15 August 2007 Solemnity of the Assumption of Mary
Revelations 11:19, 12:1-6, 10ab; 1 Cor 15, 20-27; Luke 1, 39-56
Let me first explain the celebration today. For Catholics, the Assumption of Mary flows immediately from the belief in her Immaculate Conception. First of all, we believe that death is the consequence of our sins. In his letter to the Romans (6:23), Paul said, “For the wages of sin is death, but the gift of God is eternal life in Christ Jesus our Lord.” Since death and sin are the fruits of Satan, thus Mary’s freedom from the original sin of Adam frees her from the consequences of sin also: death. The second reading verifies this: “For just as in Adam all die, so too in Christ shall all be brought to life.” Since she would not experience death like us, then her assumption to heaven is thus a result of God’s gift.
Second, the Immaculate Conception is a belief that through God’s grace, Mary was conceived without sin. If Mary was conceived without sin, then she would not experience death --- like us. Her assumption into heaven is thus a result from this freedom from sin: immediate union of her whole being with Her Son is given her at the end of her life. From the apocryphal treatise, De Obitu S. Dominae, in the 4th-5th century, the Assumption of Mary has been celebrated. In November 1, 1950, Pope Pius XII declared infallibly ex cathedra: “Mary, having completed the course of her earthly life, was assumed body and soul to heavenly glory.”
We do not know the exact time, date and manner of how she died. The same thing with Our Lord. December 25 is not exactly the birth date of Christ. But what then do we celebrate? We celebrate the belief that Mary was assumed into heaven; as well as on December 25 we celebrate the truth that Jesus was born on earth. It is like this: My mom’s birth date is January 24, but when it falls on a weekday, we celebrate it not on the day itself, but on the nearest Sunday. The essence of the celebration is still present.

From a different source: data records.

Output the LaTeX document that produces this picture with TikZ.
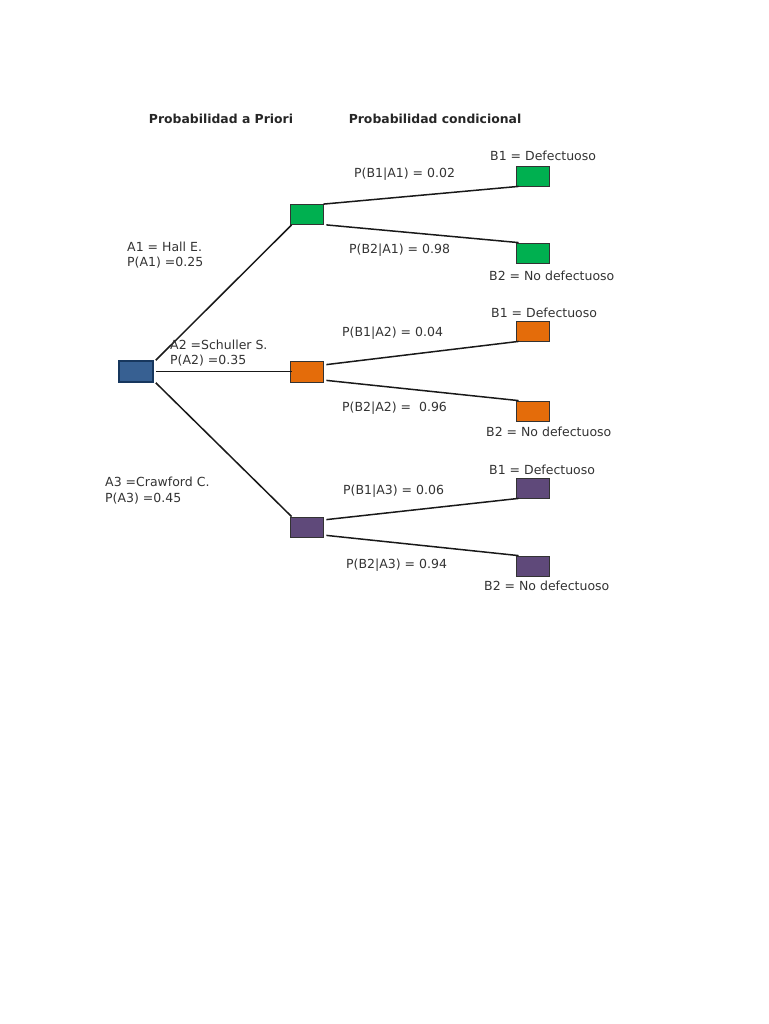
\documentclass[tikz,border=0pt]{standalone}
\usepackage{fontspec}
\setmainfont{DejaVu Sans}
\begin{document}
\begin{tikzpicture}[x=1pt,y=-1pt,
  txt/.style={inner sep=0pt,anchor=west,yshift=-1.5pt,text=black!80,font=\fontsize{12.5}{15.5}\selectfont,align=left},
  ttl/.style={inner sep=0pt,text=black!85,font=\fontsize{12.4}{15}\selectfont\bfseries},
  box/.style={draw=black!80,line width=0.8pt,minimum width=33pt,minimum height=20pt,inner sep=0pt},
  conn/.style={line width=1.5pt,black!90}]
\useasboundingbox (0,0) rectangle (768,1024);
\definecolor{cgreen}{HTML}{00B050}
\definecolor{corange}{HTML}{E46C0A}
\definecolor{cpurple}{HTML}{5F497A}
\definecolor{cblue}{HTML}{376092}
\definecolor{cblueb}{HTML}{17375E}
% titles
\node[ttl] (t1) at (221,119) {Probabilidad a Priori};
\node[ttl] (t2) at (435,119) {Probabilidad condicional};
% boxes
\node[box,fill=cblue,draw=cblueb,line width=1.5pt,minimum width=34pt,minimum height=21pt] (r) at (136,371.5) {};
\node[box,fill=cgreen] (g) at (306.5,214.5) {};
\node[box,fill=corange,minimum height=21pt] (o) at (306.5,371.5) {};
\node[box,fill=cpurple] (p) at (306.5,527) {};
\node[box,fill=cgreen] (g1) at (532.5,176) {};
\node[box,fill=cgreen] (g2) at (532.5,253) {};
\node[box,fill=corange] (o1) at (532.5,331) {};
\node[box,fill=corange] (o2) at (532.5,411) {};
\node[box,fill=cpurple] (p1) at (532.5,488) {};
\node[box,fill=cpurple] (p2) at (532.5,566) {};
% connectors
\draw[conn] ([xshift=2pt]r.north east) -- ([xshift=2pt]g.south west);
\draw[conn] ([xshift=2pt]r.east) -- ([xshift=2pt]o.west);
\draw[conn] ([xshift=2pt]r.south east) -- ([xshift=2pt]p.north west);
\draw[conn] (g.north east) -- ([xshift=3pt]g1.south west);
\draw[conn] ([xshift=3pt]g.south east) -- ([xshift=3pt]g2.north west);
\draw[conn] ([xshift=3pt,yshift=-4pt]o.north east) -- ([xshift=3pt]o1.south west);
\draw[conn] ([xshift=3pt,yshift=2pt]o.south east) -- ([xshift=3pt]o2.north west);
\draw[conn] ([xshift=3pt,yshift=-3pt]p.north east) -- ([xshift=3pt]p1.south west);
\draw[conn] ([xshift=3pt,yshift=2pt]p.south east) -- ([xshift=3pt]p2.north west);
% prior labels
\node[txt] (la1) at (127,253.5) {A1 = Hall E.\\P(A1) =0.25};
\node[txt] (la2) at (170,351.5) {A2 =Schuller S.\\P(A2) =0.35};
\node[txt] (la3) at (105,489) {A3 =Crawford C.\\P(A3) =0.45};
% conditional labels
\node[txt] (c11) at (354,173) {P(B1|A1) = 0.02};
\node[txt] (c12) at (349,249) {P(B2|A1) = 0.98};
\node[txt] (c21) at (342,332) {P(B1|A2) = 0.04};
\node[txt] (c22) at (342,407) {P(B2|A2) = \ 0.96};
\node[txt] (c31) at (343,490) {P(B1|A3) = 0.06};
\node[txt] (c32) at (346,564) {P(B2|A3) = 0.94};
% leaf labels
\node[txt] (d11) at (490,154) {B1 = Defectuoso};
\node[txt] (d12) at (489,274) {B2 = No defectuoso};
\node[txt] (d21) at (491,311) {B1 = Defectuoso};
\node[txt] (d22) at (486,430) {B2 = No defectuoso};
\node[txt] (d31) at (489,468) {B1 = Defectuoso};
\node[txt] (d32) at (484,584) {B2 = No defectuoso};
\end{tikzpicture}
\end{document}
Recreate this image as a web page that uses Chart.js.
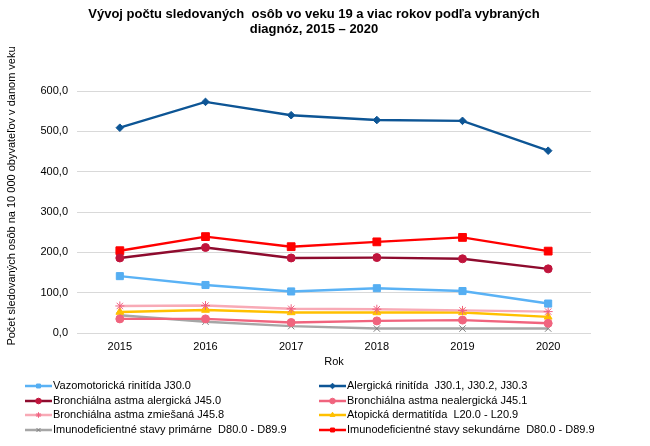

Let us reflect on a certain aspect of the Assumption. The belief on the Assumption of Mary gives us a sense of our destiny. Through the grace of God, all those who are obedient and faithful to God will also be united with Him like her. We were meant to be united with God. To us, death is not an end or extinction but a transition to a better life. And second, Mary becomes an example to be imitated. If a human being, like Mary, is able to be faithful and obedient to the will of God, so can you and I. The life of the ‘cloud of witnesses’ (the saints) is evidence to this belief. The lives of many of the faithful who believed in the Assumption are testimonies of this. You get to see the truth in the lives of people. Just as the truth of love, which cannot be empirically tested, is verified by the lives of lovers.
Does your life attest to a truth? If you were asked to give a statement that would embody your life, what would it be? For example, some people adhere to the truth that “Family is first.” So, in conflicting schedules, they decide in favor of family time. They put primacy over coming to Sunday mass with the family, dinner together at home and finding time to pray together. They mark with a special celebration important events like birthdays and anniversaries.
Similarly, what truth in our faith do you live by?